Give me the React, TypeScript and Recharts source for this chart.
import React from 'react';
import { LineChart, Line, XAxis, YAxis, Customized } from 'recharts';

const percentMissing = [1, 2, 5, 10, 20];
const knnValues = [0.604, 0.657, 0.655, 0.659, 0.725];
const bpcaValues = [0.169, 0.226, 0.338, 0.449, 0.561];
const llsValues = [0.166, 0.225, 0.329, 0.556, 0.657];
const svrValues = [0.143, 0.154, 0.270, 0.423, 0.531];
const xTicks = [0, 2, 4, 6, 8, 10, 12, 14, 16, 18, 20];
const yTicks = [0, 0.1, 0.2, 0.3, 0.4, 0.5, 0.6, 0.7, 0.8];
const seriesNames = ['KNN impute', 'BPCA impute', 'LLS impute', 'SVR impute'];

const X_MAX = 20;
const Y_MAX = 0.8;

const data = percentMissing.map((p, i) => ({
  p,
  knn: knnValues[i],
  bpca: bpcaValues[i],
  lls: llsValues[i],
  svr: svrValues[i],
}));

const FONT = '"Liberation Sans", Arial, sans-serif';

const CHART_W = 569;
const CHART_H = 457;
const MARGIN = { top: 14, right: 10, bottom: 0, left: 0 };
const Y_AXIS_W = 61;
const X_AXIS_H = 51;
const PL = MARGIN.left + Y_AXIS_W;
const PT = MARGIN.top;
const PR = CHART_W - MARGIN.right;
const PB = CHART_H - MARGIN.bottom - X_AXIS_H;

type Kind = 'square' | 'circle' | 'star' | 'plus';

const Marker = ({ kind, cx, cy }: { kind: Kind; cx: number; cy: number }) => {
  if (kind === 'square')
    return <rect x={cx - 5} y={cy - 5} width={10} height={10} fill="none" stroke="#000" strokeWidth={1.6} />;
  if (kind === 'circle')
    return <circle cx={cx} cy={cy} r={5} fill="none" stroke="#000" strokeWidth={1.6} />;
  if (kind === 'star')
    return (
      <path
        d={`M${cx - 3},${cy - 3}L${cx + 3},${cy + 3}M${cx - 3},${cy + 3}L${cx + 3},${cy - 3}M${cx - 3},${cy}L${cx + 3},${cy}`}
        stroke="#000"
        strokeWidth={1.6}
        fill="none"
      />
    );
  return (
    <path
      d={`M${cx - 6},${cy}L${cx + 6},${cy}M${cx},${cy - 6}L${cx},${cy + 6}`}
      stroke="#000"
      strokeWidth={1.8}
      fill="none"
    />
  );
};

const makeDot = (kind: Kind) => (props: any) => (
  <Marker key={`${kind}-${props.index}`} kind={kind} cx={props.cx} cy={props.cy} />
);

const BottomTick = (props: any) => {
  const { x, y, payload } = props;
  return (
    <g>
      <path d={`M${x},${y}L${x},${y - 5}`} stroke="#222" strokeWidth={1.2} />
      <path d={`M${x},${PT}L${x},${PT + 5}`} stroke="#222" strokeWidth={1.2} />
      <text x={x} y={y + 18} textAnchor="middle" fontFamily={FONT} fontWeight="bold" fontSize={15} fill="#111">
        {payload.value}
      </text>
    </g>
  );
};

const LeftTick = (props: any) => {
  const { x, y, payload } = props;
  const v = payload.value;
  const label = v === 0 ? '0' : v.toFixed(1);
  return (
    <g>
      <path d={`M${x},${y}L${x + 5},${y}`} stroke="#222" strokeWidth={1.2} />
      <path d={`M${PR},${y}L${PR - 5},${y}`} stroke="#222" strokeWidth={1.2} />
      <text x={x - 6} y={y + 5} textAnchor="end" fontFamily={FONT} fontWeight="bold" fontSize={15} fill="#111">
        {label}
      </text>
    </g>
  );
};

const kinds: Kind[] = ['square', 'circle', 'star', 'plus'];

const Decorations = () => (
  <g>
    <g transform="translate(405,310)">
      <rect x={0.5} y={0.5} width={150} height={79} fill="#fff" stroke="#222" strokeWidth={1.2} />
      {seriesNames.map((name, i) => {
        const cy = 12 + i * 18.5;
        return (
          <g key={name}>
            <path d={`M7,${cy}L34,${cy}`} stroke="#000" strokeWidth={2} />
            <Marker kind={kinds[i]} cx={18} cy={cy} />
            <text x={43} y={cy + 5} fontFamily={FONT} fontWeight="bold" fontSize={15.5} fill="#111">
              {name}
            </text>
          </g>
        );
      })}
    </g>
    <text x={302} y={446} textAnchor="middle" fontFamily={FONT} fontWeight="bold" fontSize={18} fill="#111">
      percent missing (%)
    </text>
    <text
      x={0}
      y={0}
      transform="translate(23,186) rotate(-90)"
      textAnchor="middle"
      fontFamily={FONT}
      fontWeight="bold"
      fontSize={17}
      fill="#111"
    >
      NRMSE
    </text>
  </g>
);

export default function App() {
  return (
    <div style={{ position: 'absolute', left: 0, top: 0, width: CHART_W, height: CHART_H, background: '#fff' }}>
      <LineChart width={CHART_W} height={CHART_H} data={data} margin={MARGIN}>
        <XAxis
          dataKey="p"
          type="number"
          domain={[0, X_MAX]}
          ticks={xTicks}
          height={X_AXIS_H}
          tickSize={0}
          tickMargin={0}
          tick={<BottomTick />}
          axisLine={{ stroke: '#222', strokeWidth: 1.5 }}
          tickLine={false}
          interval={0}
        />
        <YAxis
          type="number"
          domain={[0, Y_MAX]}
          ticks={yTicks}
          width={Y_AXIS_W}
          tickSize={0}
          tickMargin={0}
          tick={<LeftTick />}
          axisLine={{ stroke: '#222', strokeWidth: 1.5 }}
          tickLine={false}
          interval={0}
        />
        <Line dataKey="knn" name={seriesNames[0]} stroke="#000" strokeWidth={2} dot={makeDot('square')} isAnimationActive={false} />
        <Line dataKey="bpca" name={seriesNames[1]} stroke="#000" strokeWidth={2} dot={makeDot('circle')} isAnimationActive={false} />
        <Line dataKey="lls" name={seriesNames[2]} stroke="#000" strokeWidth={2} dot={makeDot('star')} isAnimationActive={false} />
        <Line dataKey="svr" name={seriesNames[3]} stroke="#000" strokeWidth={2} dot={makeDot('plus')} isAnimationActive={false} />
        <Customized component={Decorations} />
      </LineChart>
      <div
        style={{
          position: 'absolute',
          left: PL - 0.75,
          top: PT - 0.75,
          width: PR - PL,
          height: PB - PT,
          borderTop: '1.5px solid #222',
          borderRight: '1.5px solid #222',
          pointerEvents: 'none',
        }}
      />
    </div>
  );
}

• _Exercise_: Return exactly the opening lines of the listing above, ending with the line that has "const seriesNames = ['KNN".

• _Problem solution_:
Give me the React, TypeScript and Recharts source for this chart.
import React from 'react';
import { LineChart, Line, XAxis, YAxis, Customized } from 'recharts';

const percentMissing = [1, 2, 5, 10, 20];
const knnValues = [0.604, 0.657, 0.655, 0.659, 0.725];
const bpcaValues = [0.169, 0.226, 0.338, 0.449, 0.561];
const llsValues = [0.166, 0.225, 0.329, 0.556, 0.657];
const svrValues = [0.143, 0.154, 0.270, 0.423, 0.531];
const xTicks = [0, 2, 4, 6, 8, 10, 12, 14, 16, 18, 20];
const yTicks = [0, 0.1, 0.2, 0.3, 0.4, 0.5, 0.6, 0.7, 0.8];
const seriesNames = ['KNN impute', 'BPCA impute', 'LLS impute', 'SVR impute'];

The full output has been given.